A coalition of 13 US states led by California announced Wednesday that they are suing the Trump administration over its decision to abruptly cancel over $1.2 billion in funding for clean energy projects.
"We will not allow (President Donald) Trump to sell out our future to his biggest donors. Trump didn’t just tear up a contract: he defied Congress, jeopardized more than 200,000 good-paying jobs, and robbed billions of dollars in health savings from communities that have been hit the hardest by pollution," Gov. Gavin Newsom said in a statement.
"We’re not letting that stand. California will fight for these jobs, this infrastructure, and the global clean energy competitiveness that the Trump administration has ceded to China," he added.
The money was allocated by Congress for energy and infrastructure programs under former President Joe Biden's Inflation Reduction Act and Bipartisan Infrastructure Law.
The suit, filed in the Northern District of California, alleges that Trump "illegally" terminated $1.2 billion in funding for a public-private partnership to produce clean hydrogen gas via a process known as electrolysis. An additional $4 million for upgrading energy efficiency in existing buildings was also ground to halt.
The cancellations are part of a wider trend in which the Trump administration has cancelled funding for clean energy projects in Democratic-led states, the suit alleges.

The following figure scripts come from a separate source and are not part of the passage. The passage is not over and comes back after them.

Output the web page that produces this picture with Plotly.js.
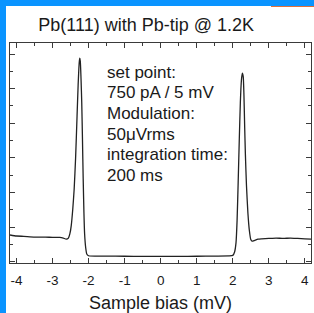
<!DOCTYPE html>
<html>
<head>
<meta charset="utf-8">
<script src="https://cdn.plot.ly/plotly-3.0.1.min.js"></script>
<style>
  html, body { margin: 0; padding: 0; width: 314px; height: 313px; overflow: hidden; background: #0a94ff; }
  #chart { position: absolute; left: 6px; top: 6px; width: 308px; height: 307px; background: #fff; }
  #strip { position: absolute; left: 271px; top: 6px; width: 43px; height: 1px; background: #e0703a; }
</style>
</head>
<body>
<div id="chart"></div>
<div id="strip"></div>
<script>
// Sample bias (mV)
const biasMV = [-4.18, -4.0, -3.8, -3.5, -3.2, -3.0, -2.8, -2.7, -2.62, -2.56, -2.52, -2.48, -2.44, -2.40, -2.36, -2.32, -2.29, -2.26, -2.245, -2.23, -2.21, -2.19, -2.17, -2.15, -2.13, -2.11, -2.08, -2.05, -2.00, -1.5, -1.0, -0.5, 0, 0.5, 1.0, 1.5, 1.9, 2.0, 2.05, 2.09, 2.12, 2.15, 2.18, 2.21, 2.24, 2.265, 2.29, 2.31, 2.33, 2.35, 2.38, 2.42, 2.46, 2.50, 2.54, 2.6, 2.7, 2.8, 3.0, 3.2, 3.4, 3.6, 3.8, 4.0, 4.17];
// dI/dV (arb. units)
const dIdV = [0.77, 0.74, 0.73, 0.71, 0.71, 0.70, 0.70, 0.68, 0.65, 0.68, 0.80, 1.05, 1.50, 2.10, 3.00, 4.20, 5.10, 5.75, 5.88, 5.80, 5.30, 4.60, 3.55, 2.40, 1.45, 0.80, 0.40, 0.22, 0.17, 0.16, 0.155, 0.15, 0.15, 0.15, 0.155, 0.16, 0.165, 0.18, 0.28, 0.55, 1.20, 2.30, 3.50, 4.60, 5.25, 5.45, 5.35, 4.80, 3.90, 3.10, 2.20, 1.40, 0.90, 0.64, 0.59, 0.61, 0.65, 0.66, 0.67, 0.68, 0.67, 0.68, 0.67, 0.66, 0.65];
const xTickVals = [-4, -3, -2, -1, 0, 1, 2, 3, 4];
const xTickText = ['-4', '-3', '-2', '-1', '0', '1', '2', '3', '4'];
const titleText = 'Pb(111) with Pb-tip @ 1.2K';
const xTitleText = 'Sample bias (mV)';
const noteLines = ['set point:', '750 pA / 5 mV', 'Modulation:', '50μVrms', 'integration time:', '200 ms'];

const FONT = 'Arial, "Liberation Sans", sans-serif';
const INK = '#1a1a1a';
const AX = '#3a3a3a';

const annotations = noteLines.map((t, i) => ({
  text: t, xref: 'paper', yref: 'paper',
  x: 0.316, y: (263 - (72 + i * 20.7)) / 220,
  xanchor: 'left', yanchor: 'middle', showarrow: false,
  font: {family: FONT, size: 17, color: INK}
}));

const trace = {
  x: biasMV, y: dIdV, type: 'scatter', mode: 'lines',
  line: {color: '#222', width: 1.3, shape: 'spline', smoothing: 0.5},
  hoverinfo: 'skip'
};

const layout = {
  width: 308, height: 307,
  margin: {l: 4, r: 3, t: 37, b: 50},
  paper_bgcolor: '#fff', plot_bgcolor: '#fff',
  showlegend: false,
  title: {text: titleText, font: {family: FONT, size: 18, color: INK},
          xref: 'container', yref: 'container', x: 0.455, y: 0.938, xanchor: 'center', yanchor: 'middle'},
  xaxis: {
    range: [-4.18, 4.17], tickvals: xTickVals, ticktext: xTickText,
    ticks: 'inside', ticklen: 5, tickwidth: 1, tickcolor: AX,
    minor: {dtick: 0.5, tick0: 0, ticks: 'inside', ticklen: 3, tickcolor: AX, showgrid: false},
    showline: true, linecolor: AX, linewidth: 1, mirror: 'ticks',
    showgrid: false, zeroline: false,
    ticklabelstandoff: 5,
    tickfont: {family: FONT, size: 13.5, color: INK},
    title: {text: xTitleText, font: {family: FONT, size: 18, color: INK}, standoff: 10}
  },
  yaxis: {
    range: [-0.04, 6.32], dtick: 1, tick0: 0,
    ticks: 'inside', ticklen: 5, tickwidth: 1, tickcolor: AX,
    minor: {dtick: 0.5, tick0: 0, ticks: 'inside', ticklen: 3, tickcolor: AX, showgrid: false},
    showline: true, linecolor: AX, linewidth: 1, mirror: 'ticks',
    showgrid: false, zeroline: false, showticklabels: false
  },
  annotations: annotations
};

Plotly.newPlot('chart', [trace], layout, {staticPlot: true, displayModeBar: false});
</script>
</body>
</html>
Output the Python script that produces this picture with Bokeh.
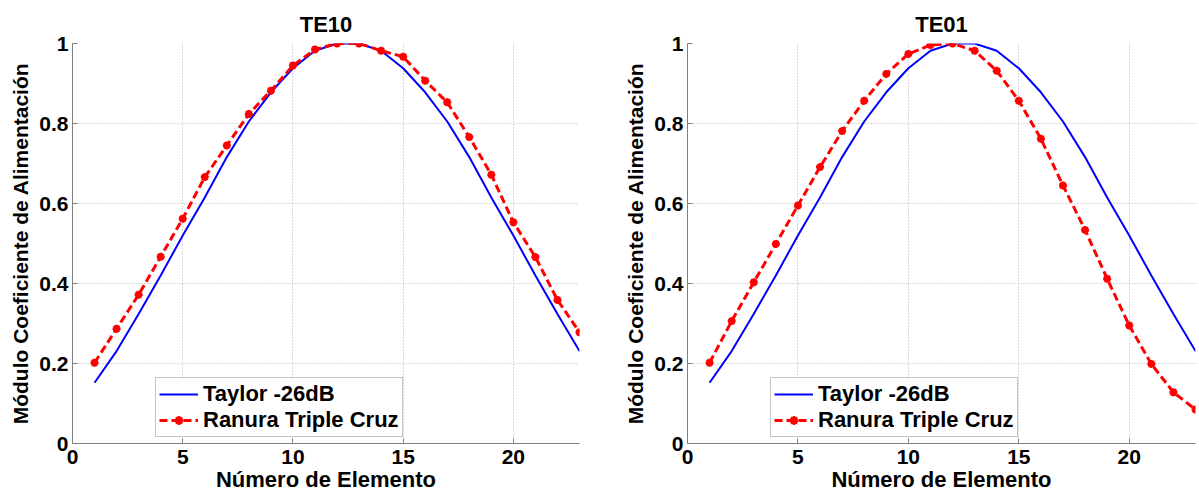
from bokeh.plotting import figure
from bokeh.layouts import row
from bokeh.models import FixedTicker, PrintfTickFormatter, Range1d
from bokeh.embed import file_html
from bokeh.resources import INLINE

elements = list(range(1, 24))
taylor = [0.152, 0.231, 0.324, 0.420, 0.520, 0.615, 0.716, 0.805, 0.878, 0.938, 0.982, 1.000,
          1.000, 0.982, 0.938, 0.878, 0.805, 0.716, 0.615, 0.520, 0.420, 0.324, 0.231]
te10 = [0.202, 0.287, 0.372, 0.467, 0.562, 0.666, 0.745, 0.824, 0.882, 0.945, 0.985, 1.000,
        1.000, 0.982, 0.967, 0.907, 0.853, 0.766, 0.672, 0.553, 0.466, 0.359, 0.278]
te01 = [0.202, 0.306, 0.403, 0.499, 0.595, 0.691, 0.781, 0.857, 0.924, 0.974, 0.996, 1.000,
        0.982, 0.932, 0.857, 0.762, 0.645, 0.534, 0.412, 0.295, 0.199, 0.128, 0.085]

titles = ["TE10", "TE01"]
x_ticks = [0, 5, 10, 15, 20]
y_ticks = [0, 0.2, 0.4, 0.6, 0.8, 1.0]

FONT = "Liberation Sans"
AX = "#808080"


def make(title, series, width, bl, br, fw):
    p = figure(width=width, height=497, frame_width=fw, frame_height=400,
               x_range=Range1d(0, 23), y_range=Range1d(0, 1),
               output_backend="svg", toolbar_location=None,
               min_border_left=bl, min_border_right=br, min_border_top=43, min_border_bottom=54,
               title=title)
    p.outline_line_color = None
    p.background_fill_color = "white"
    p.border_fill_color = "white"
    p.title.align = "center"
    p.title.text_font = FONT
    p.title.text_font_size = "22px"
    p.title.text_font_style = "bold"
    p.title.text_color = "black"
    p.title.standoff = 13

    p.line(elements, taylor, color="#0000ff", line_width=2, legend_label="Taylor -26dB")
    p.line(elements, series, color="#ff0000", line_width=3, line_dash="8 4",
           legend_label="Ranura Triple Cruz")
    p.scatter(elements, series, marker="asterisk", size=8, line_width=2.5, color="#ff0000",
              legend_label="Ranura Triple Cruz")

    p.xaxis.ticker = FixedTicker(ticks=x_ticks)
    p.yaxis.ticker = FixedTicker(ticks=y_ticks)
    p.yaxis.formatter = PrintfTickFormatter(format="%g")
    p.xaxis.axis_label = "Número de Elemento"
    p.yaxis.axis_label = "Módulo Coeficiente de Alimentación"
    for ax in (p.xaxis[0], p.yaxis[0]):
        ax.axis_line_color = AX
        ax.major_tick_line_color = AX
        ax.major_tick_in = 5
        ax.major_tick_out = 0
        ax.minor_tick_line_color = None
        ax.major_label_text_font = FONT
        ax.major_label_text_font_size = "21px"
        ax.major_label_text_font_style = "bold"
        ax.major_label_text_color = "black"
        ax.axis_label_text_font = FONT
        ax.axis_label_text_font_size = "21px"
        ax.axis_label_text_font_style = "bold"
        ax.axis_label_text_color = "black"
        ax.major_label_standoff = 4
        ax.axis_label_standoff = 4
    p.xaxis.axis_label_text_font_size = "22px"
    p.xaxis.major_label_standoff = 6
    p.xaxis.axis_label_standoff = 0

    for g in (p.xgrid[0], p.ygrid[0]):
        g.grid_line_color = "#b4b4b4"
        g.grid_line_dash = "1 2"
        g.grid_line_width = 1

    lg = p.legend[0]
    lg.location = (83, 6)
    lg.margin = 0
    lg.padding = 3
    lg.spacing = 0
    lg.glyph_width = 39
    lg.glyph_height = 22
    lg.label_height = 22
    lg.label_standoff = 5
    lg.label_text_font = FONT
    lg.label_text_font_size = "22px"
    lg.label_text_font_style = "bold"
    lg.label_text_color = "black"
    lg.border_line_color = "#8c8c8c"
    lg.border_line_width = 1
    lg.background_fill_alpha = 1
    return p


p1 = make(titles[0], te10, 600, 72, 21, 507)
p2 = make(titles[1], te01, 599, 87, 4, 508)
layout = row(p1, p2)

open("out.html", "w").write(file_html(layout, INLINE))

"The President is cherry-picking this funding at the expense of hardworking Americans and stifling innovation and the economy for the sake of partisan retribution. My office will continue to hold the President and his administration accountable for breaking the law," said California Attorney General Rob Bonta.
Attorneys general from Colorado, Connecticut, Illinois, Maryland, Massachusetts, New Jersey, New York, Oregon, Rhode Island, Vermont, Washington and Wisconsin signed on to the suit.
It points directly to efforts pursued by the Trump administration to pressure Democratic lawmakers to sign on to a government funding bill last year ahead of what became the longest shutdown in US history.
Just one day after Trump threatened to "do things during the shutdown that are irreversible,” Office of Management and Budget Director Russ Vought posted on the US social media company X’s platform that "Nearly $8 billion in Green New Scam funding to fuel the Left’s climate agenda is being cancelled."
Vought pointed explicitly to programs in 16 "blue states," or states governed by Democrats, that would be cut.
"In early October, as the Administration sought a cudgel to wield in budget negotiations, Defendants deployed this unlawful policy as an opportunistic way to hurt the Administration’s political enemies and those associated with them," the suit says.
"In our constitutional system, only Congress has the power to appropriate funding, and to define if and how federal programs are administered. It is the President’s duty, after that legislation is signed by the Executive, to execute those laws. He has no power to undo them, whether piecemeal or in their entirety," it adds.
White House spokesperson Taylor Rogers said the administration “is confident that we will defeat this frivolous lawsuit.”
“Left-wing politicians in Blue states are still doubling down on Joe Biden’s failed and costly Green New Scam policies that have driven up energy prices, hurting families and businesses. Meanwhile, President Trump has cancelled unpopular green energy subsidies that wasted Americans’ hard-earned tax dollars and is unleashing American energy,” she said in a statement.